## SET EXERCISE
Repeat the records word for word, excluding any picture.

## INPUT FOR THIS TASK

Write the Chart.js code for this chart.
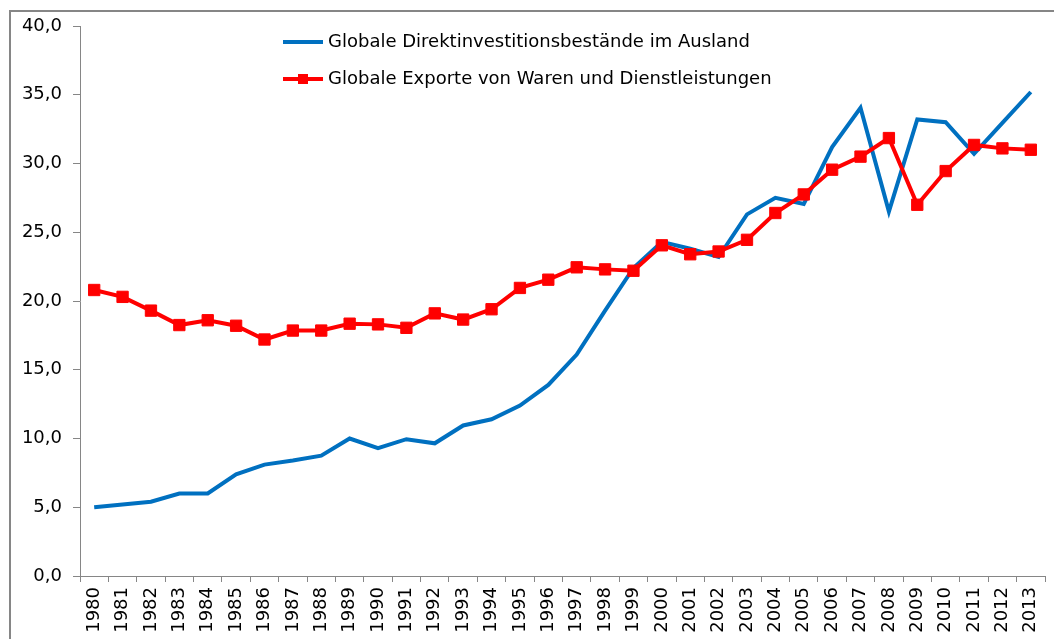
<!DOCTYPE html>
<html>
<head>
<meta charset="utf-8">
<script src="https://cdn.jsdelivr.net/npm/chart.js@4"></script>
<style>
html,body{margin:0;padding:0;background:#fff;overflow:hidden;width:1054px;height:639px;}
canvas{position:absolute;left:0;top:0;}
</style>
</head>
<body>
<canvas id="c" width="1054" height="639"></canvas>
<script>
const years = ["1980","1981","1982","1983","1984","1985","1986","1987","1988","1989","1990","1991","1992","1993","1994","1995","1996","1997","1998","1999","2000","2001","2002","2003","2004","2005","2006","2007","2008","2009","2010","2011","2012","2013"];
const fdiStock = [5.0,5.2,5.4,6.0,6.0,7.4,8.1,8.4,8.75,10.0,9.3,9.95,9.65,10.95,11.4,12.4,13.9,16.1,19.3,22.4,24.3,23.8,23.2,26.3,27.5,27.05,31.2,34.05,26.5,33.2,33.0,30.7,32.95,35.2];
const exportsGoods = [20.8,20.3,19.3,18.25,18.6,18.2,17.2,17.85,17.85,18.35,18.3,18.05,19.1,18.65,19.4,20.95,21.55,22.45,22.3,22.2,24.05,23.4,23.6,24.45,26.4,27.75,29.55,30.5,31.85,27.0,29.45,31.35,31.1,31.0];
const seriesNames = ["Globale Direktinvestitionsbestände im Ausland","Globale Exporte von Waren und Dienstleistungen"];
const blue = "#0070C0", red = "#FF0000";
const FONT = "'DejaVu Sans', sans-serif";

const framePlugin = {
  id: 'outerFrame',
  beforeDraw(chart) {
    const ctx = chart.ctx;
    ctx.save();
    ctx.fillStyle = '#868686';
    ctx.fillRect(9, 10, 2, 629);
    ctx.fillRect(9, 10, 1045, 2);
    ctx.restore();
  }
};

const legendPlugin = {
  id: 'insideLegend',
  afterDraw(chart) {
    const ctx = chart.ctx;
    ctx.save();
    const x0 = 283, x1 = 323, tx = 328;
    const rows = [{y:42, color:blue, marker:false, label:seriesNames[0]},{y:79, color:red, marker:true, label:seriesNames[1]}];
    rows.forEach(r => {
      ctx.strokeStyle = r.color; ctx.lineWidth = 4; ctx.lineCap = 'butt';
      ctx.beginPath(); ctx.moveTo(x0, r.y); ctx.lineTo(x1, r.y); ctx.stroke();
      if (r.marker) { ctx.fillStyle = r.color; ctx.fillRect(303-5, r.y-5, 10, 10); }
      ctx.fillStyle = '#000'; ctx.font = "18px " + FONT; ctx.textBaseline = 'middle'; ctx.textAlign = 'left';
      ctx.fillText(r.label, tx, r.y);
    });
    ctx.restore();
  }
};

new Chart(document.getElementById('c'), {
  type: 'line',
  data: {
    labels: years,
    datasets: [
      {label: seriesNames[0], data: fdiStock, borderColor: blue, backgroundColor: blue, borderWidth: 4, pointRadius: 0, tension: 0, order: 2},
      {label: seriesNames[1], data: exportsGoods, borderColor: red, backgroundColor: red, borderWidth: 4, pointStyle: 'rect', pointRadius: 8, pointBorderWidth: 1, tension: 0, order: 1}
    ]
  },
  options: {
    responsive: false,
    animation: false,
    layout: {padding: {top: 26, right: 9, left: 0, bottom: 0}},
    plugins: {legend: {display: false}, tooltip: {enabled: false}, title: {display: false}},
    scales: {
      x: {
        offset: true,
        grid: {offset: true, drawOnChartArea: false, drawTicks: true, tickLength: 6, color: '#868686'},
        border: {color: '#868686', width: 1},
        ticks: {minRotation: 90, maxRotation: 90, autoSkip: false, color: '#000', font: {family: FONT, size: 18}, padding: 5},
        afterFit(s) { s.height = 63; s.paddingLeft = 0; s.paddingRight = 0; }
      },
      y: {
        min: 0, max: 40,
        grid: {drawOnChartArea: false, drawTicks: true, tickLength: 7, color: '#868686'},
        border: {color: '#868686', width: 1},
        ticks: {stepSize: 5, color: '#000', font: {family: FONT, size: 18}, padding: 11,
          callback: v => v.toFixed(1).replace('.', ',')},
        afterFit(s) { s.width = 80; s.paddingTop = 0; s.paddingBottom = 0; }
      }
    }
  },
  plugins: [framePlugin, legendPlugin]
});
</script>
</body>
</html>
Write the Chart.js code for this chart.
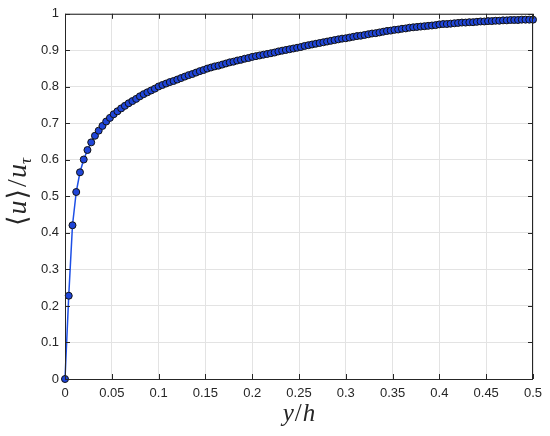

## WRITTEN ANSWER
Write the Chart.js code for this chart.
<!DOCTYPE html>
<html>
<head>
<meta charset="utf-8">
<script src="https://cdn.jsdelivr.net/npm/chart.js@4"></script>
<style>
html,body{margin:0;padding:0;background:#fff;overflow:hidden;width:1054px;height:639px;}
canvas{position:absolute;left:0;top:0;}
</style>
</head>
<body>
<canvas id="c" width="1054" height="639"></canvas>
<script>
const years = ["1980","1981","1982","1983","1984","1985","1986","1987","1988","1989","1990","1991","1992","1993","1994","1995","1996","1997","1998","1999","2000","2001","2002","2003","2004","2005","2006","2007","2008","2009","2010","2011","2012","2013"];
const fdiStock = [5.0,5.2,5.4,6.0,6.0,7.4,8.1,8.4,8.75,10.0,9.3,9.95,9.65,10.95,11.4,12.4,13.9,16.1,19.3,22.4,24.3,23.8,23.2,26.3,27.5,27.05,31.2,34.05,26.5,33.2,33.0,30.7,32.95,35.2];
const exportsGoods = [20.8,20.3,19.3,18.25,18.6,18.2,17.2,17.85,17.85,18.35,18.3,18.05,19.1,18.65,19.4,20.95,21.55,22.45,22.3,22.2,24.05,23.4,23.6,24.45,26.4,27.75,29.55,30.5,31.85,27.0,29.45,31.35,31.1,31.0];
const seriesNames = ["Globale Direktinvestitionsbestände im Ausland","Globale Exporte von Waren und Dienstleistungen"];
const blue = "#0070C0", red = "#FF0000";
const FONT = "'DejaVu Sans', sans-serif";

const framePlugin = {
  id: 'outerFrame',
  beforeDraw(chart) {
    const ctx = chart.ctx;
    ctx.save();
    ctx.fillStyle = '#868686';
    ctx.fillRect(9, 10, 2, 629);
    ctx.fillRect(9, 10, 1045, 2);
    ctx.restore();
  }
};

const legendPlugin = {
  id: 'insideLegend',
  afterDraw(chart) {
    const ctx = chart.ctx;
    ctx.save();
    const x0 = 283, x1 = 323, tx = 328;
    const rows = [{y:42, color:blue, marker:false, label:seriesNames[0]},{y:79, color:red, marker:true, label:seriesNames[1]}];
    rows.forEach(r => {
      ctx.strokeStyle = r.color; ctx.lineWidth = 4; ctx.lineCap = 'butt';
      ctx.beginPath(); ctx.moveTo(x0, r.y); ctx.lineTo(x1, r.y); ctx.stroke();
      if (r.marker) { ctx.fillStyle = r.color; ctx.fillRect(303-5, r.y-5, 10, 10); }
      ctx.fillStyle = '#000'; ctx.font = "18px " + FONT; ctx.textBaseline = 'middle'; ctx.textAlign = 'left';
      ctx.fillText(r.label, tx, r.y);
    });
    ctx.restore();
  }
};

new Chart(document.getElementById('c'), {
  type: 'line',
  data: {
    labels: years,
    datasets: [
      {label: seriesNames[0], data: fdiStock, borderColor: blue, backgroundColor: blue, borderWidth: 4, pointRadius: 0, tension: 0, order: 2},
      {label: seriesNames[1], data: exportsGoods, borderColor: red, backgroundColor: red, borderWidth: 4, pointStyle: 'rect', pointRadius: 8, pointBorderWidth: 1, tension: 0, order: 1}
    ]
  },
  options: {
    responsive: false,
    animation: false,
    layout: {padding: {top: 26, right: 9, left: 0, bottom: 0}},
    plugins: {legend: {display: false}, tooltip: {enabled: false}, title: {display: false}},
    scales: {
      x: {
        offset: true,
        grid: {offset: true, drawOnChartArea: false, drawTicks: true, tickLength: 6, color: '#868686'},
        border: {color: '#868686', width: 1},
        ticks: {minRotation: 90, maxRotation: 90, autoSkip: false, color: '#000', font: {family: FONT, size: 18}, padding: 5},
        afterFit(s) { s.height = 63; s.paddingLeft = 0; s.paddingRight = 0; }
      },
      y: {
        min: 0, max: 40,
        grid: {drawOnChartArea: false, drawTicks: true, tickLength: 7, color: '#868686'},
        border: {color: '#868686', width: 1},
        ticks: {stepSize: 5, color: '#000', font: {family: FONT, size: 18}, padding: 11,
          callback: v => v.toFixed(1).replace('.', ',')},
        afterFit(s) { s.width = 80; s.paddingTop = 0; s.paddingBottom = 0; }
      }
    }
  },
  plugins: [framePlugin, legendPlugin]
});
</script>
</body>
</html>
Write the Chart.js code for this chart.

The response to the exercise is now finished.